(Records)
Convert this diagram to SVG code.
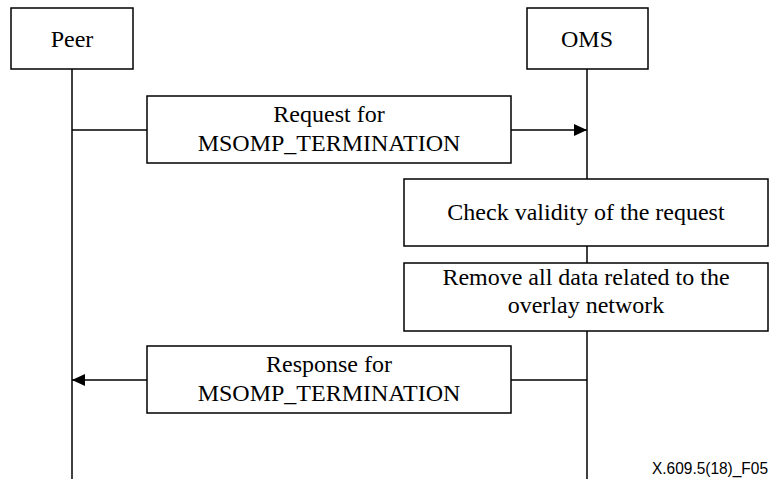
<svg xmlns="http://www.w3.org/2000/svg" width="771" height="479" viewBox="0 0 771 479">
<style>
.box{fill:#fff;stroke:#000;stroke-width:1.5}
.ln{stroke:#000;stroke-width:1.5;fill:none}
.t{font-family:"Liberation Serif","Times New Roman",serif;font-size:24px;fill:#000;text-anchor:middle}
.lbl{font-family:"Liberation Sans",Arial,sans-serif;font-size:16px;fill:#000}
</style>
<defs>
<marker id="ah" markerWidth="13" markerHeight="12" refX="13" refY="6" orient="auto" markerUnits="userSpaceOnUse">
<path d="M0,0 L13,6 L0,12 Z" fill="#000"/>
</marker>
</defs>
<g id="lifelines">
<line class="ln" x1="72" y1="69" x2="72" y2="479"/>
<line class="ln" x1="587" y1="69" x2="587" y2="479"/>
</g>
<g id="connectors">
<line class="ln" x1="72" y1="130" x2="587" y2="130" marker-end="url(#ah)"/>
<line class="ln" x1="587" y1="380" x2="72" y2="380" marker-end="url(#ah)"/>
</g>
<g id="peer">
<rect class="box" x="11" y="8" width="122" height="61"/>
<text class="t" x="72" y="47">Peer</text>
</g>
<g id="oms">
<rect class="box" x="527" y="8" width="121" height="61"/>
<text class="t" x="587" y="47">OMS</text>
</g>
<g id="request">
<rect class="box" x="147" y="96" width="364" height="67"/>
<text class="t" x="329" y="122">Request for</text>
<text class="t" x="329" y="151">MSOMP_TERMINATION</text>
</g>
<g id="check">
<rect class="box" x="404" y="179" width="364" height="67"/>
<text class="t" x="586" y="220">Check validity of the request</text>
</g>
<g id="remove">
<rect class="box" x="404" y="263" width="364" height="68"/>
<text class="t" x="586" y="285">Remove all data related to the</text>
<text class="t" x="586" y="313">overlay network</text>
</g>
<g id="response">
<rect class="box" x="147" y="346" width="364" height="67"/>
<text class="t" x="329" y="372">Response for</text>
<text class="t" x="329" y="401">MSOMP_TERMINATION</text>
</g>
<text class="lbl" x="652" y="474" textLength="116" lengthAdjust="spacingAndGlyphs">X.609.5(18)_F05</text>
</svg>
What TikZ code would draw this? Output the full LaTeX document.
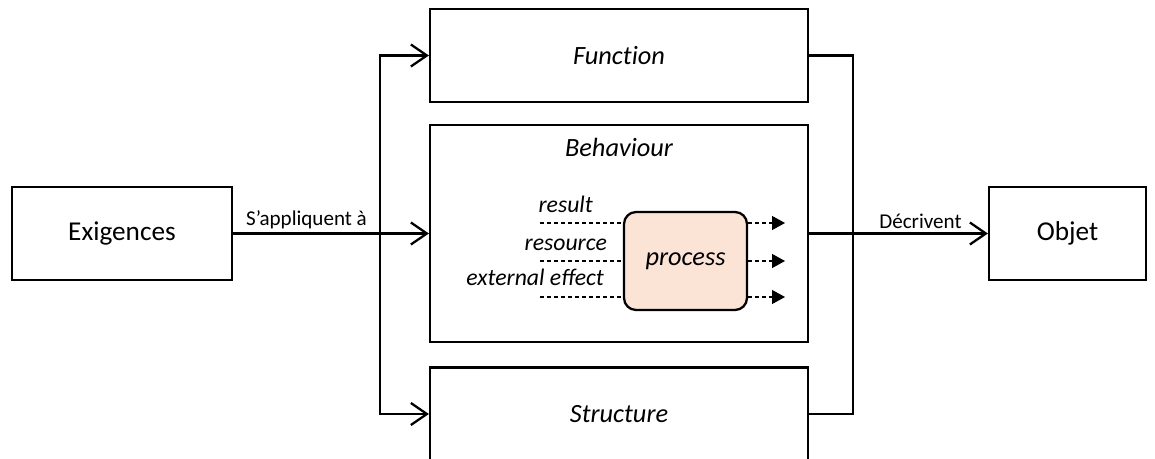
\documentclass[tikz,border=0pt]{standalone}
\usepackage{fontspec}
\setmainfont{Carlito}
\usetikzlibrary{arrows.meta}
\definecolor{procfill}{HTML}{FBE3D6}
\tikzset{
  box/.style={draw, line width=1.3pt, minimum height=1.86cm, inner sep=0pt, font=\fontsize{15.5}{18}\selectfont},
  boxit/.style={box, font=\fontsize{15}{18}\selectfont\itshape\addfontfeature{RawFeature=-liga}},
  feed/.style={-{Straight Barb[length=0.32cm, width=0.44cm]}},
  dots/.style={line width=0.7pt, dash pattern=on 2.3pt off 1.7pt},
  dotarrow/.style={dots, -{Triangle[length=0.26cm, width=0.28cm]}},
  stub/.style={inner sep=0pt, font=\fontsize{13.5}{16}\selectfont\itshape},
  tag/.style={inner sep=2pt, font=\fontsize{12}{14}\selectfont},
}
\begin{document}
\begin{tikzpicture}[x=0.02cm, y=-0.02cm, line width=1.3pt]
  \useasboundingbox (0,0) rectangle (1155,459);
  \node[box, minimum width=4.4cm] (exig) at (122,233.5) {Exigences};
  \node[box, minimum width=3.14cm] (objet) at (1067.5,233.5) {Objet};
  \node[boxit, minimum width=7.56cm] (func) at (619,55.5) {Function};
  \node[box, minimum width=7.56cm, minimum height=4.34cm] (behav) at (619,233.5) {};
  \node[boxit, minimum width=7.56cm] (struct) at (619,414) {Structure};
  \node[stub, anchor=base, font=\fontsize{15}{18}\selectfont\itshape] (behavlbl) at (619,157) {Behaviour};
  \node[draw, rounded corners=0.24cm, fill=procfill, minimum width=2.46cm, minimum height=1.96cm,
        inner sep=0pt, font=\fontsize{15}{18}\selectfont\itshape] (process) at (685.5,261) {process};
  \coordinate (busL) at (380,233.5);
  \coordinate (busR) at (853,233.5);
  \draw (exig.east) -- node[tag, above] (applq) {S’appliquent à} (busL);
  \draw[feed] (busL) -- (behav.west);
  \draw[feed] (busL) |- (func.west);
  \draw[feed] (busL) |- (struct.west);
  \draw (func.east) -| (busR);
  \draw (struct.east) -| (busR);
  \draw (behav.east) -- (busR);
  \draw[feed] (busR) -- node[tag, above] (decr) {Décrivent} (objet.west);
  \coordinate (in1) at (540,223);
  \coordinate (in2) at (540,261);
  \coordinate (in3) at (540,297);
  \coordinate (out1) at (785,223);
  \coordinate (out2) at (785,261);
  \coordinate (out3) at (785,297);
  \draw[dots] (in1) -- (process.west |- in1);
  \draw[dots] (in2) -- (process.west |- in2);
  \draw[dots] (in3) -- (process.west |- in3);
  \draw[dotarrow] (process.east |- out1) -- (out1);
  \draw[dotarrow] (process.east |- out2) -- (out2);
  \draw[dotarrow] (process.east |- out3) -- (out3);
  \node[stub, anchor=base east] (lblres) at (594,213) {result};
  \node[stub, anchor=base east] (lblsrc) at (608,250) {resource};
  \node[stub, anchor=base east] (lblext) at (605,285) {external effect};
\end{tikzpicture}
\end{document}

==

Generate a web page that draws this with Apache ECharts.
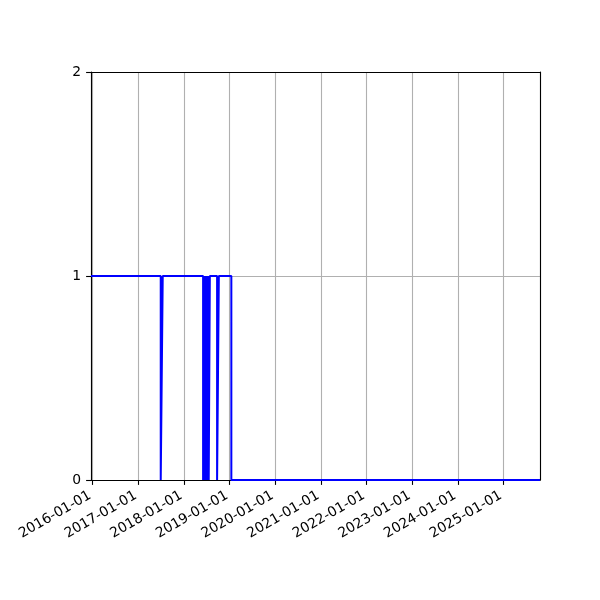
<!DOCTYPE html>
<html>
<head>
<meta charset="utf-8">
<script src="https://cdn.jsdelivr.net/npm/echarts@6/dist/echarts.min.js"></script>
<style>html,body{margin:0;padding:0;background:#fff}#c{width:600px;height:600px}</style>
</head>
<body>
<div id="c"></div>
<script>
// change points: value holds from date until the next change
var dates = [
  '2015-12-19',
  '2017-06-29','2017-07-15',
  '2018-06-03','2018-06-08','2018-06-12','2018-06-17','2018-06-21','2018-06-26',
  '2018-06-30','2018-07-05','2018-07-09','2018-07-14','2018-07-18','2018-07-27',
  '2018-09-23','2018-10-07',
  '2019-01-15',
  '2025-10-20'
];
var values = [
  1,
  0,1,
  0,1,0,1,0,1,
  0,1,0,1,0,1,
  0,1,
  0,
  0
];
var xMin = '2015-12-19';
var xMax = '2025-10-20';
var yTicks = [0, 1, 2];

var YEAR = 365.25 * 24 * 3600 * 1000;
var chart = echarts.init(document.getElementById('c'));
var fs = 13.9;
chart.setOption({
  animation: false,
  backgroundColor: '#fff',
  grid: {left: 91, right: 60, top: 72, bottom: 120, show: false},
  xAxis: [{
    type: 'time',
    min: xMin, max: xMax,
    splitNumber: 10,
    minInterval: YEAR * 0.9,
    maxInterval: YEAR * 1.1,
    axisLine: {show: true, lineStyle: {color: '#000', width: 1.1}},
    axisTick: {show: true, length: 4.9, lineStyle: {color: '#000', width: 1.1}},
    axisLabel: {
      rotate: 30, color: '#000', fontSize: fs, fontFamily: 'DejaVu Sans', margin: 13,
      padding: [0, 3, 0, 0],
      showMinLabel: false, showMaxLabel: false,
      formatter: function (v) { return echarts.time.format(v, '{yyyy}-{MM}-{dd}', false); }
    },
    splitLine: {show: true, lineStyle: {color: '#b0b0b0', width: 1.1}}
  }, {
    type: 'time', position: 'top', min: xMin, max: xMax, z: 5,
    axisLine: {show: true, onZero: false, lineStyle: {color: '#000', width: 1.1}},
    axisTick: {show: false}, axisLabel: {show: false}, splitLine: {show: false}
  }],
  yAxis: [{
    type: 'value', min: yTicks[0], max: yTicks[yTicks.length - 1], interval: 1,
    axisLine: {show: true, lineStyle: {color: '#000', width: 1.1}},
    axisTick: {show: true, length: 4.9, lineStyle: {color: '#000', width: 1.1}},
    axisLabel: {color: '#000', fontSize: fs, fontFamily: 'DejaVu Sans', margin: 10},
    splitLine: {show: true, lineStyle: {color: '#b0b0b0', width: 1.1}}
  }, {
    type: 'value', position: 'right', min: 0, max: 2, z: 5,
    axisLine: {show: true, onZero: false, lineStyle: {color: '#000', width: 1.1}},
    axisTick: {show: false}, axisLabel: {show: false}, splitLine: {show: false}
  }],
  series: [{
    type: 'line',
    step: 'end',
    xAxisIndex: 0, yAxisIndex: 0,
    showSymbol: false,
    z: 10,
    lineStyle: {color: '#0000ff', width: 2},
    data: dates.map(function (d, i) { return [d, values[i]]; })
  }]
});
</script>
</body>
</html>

Exercise aim:
Pictures do not belong in the copy. Reproduce exactly the lines from the one with "Generate a web" to the one with "var yTicks = [0, 1, 2];", both lines included.

Exercise solution:
Generate a web page that draws this with Apache ECharts.
<!DOCTYPE html>
<html>
<head>
<meta charset="utf-8">
<script src="https://cdn.jsdelivr.net/npm/echarts@6/dist/echarts.min.js"></script>
<style>html,body{margin:0;padding:0;background:#fff}#c{width:600px;height:600px}</style>
</head>
<body>
<div id="c"></div>
<script>
// change points: value holds from date until the next change
var dates = [
  '2015-12-19',
  '2017-06-29','2017-07-15',
  '2018-06-03','2018-06-08','2018-06-12','2018-06-17','2018-06-21','2018-06-26',
  '2018-06-30','2018-07-05','2018-07-09','2018-07-14','2018-07-18','2018-07-27',
  '2018-09-23','2018-10-07',
  '2019-01-15',
  '2025-10-20'
];
var values = [
  1,
  0,1,
  0,1,0,1,0,1,
  0,1,0,1,0,1,
  0,1,
  0,
  0
];
var xMin = '2015-12-19';
var xMax = '2025-10-20';
var yTicks = [0, 1, 2];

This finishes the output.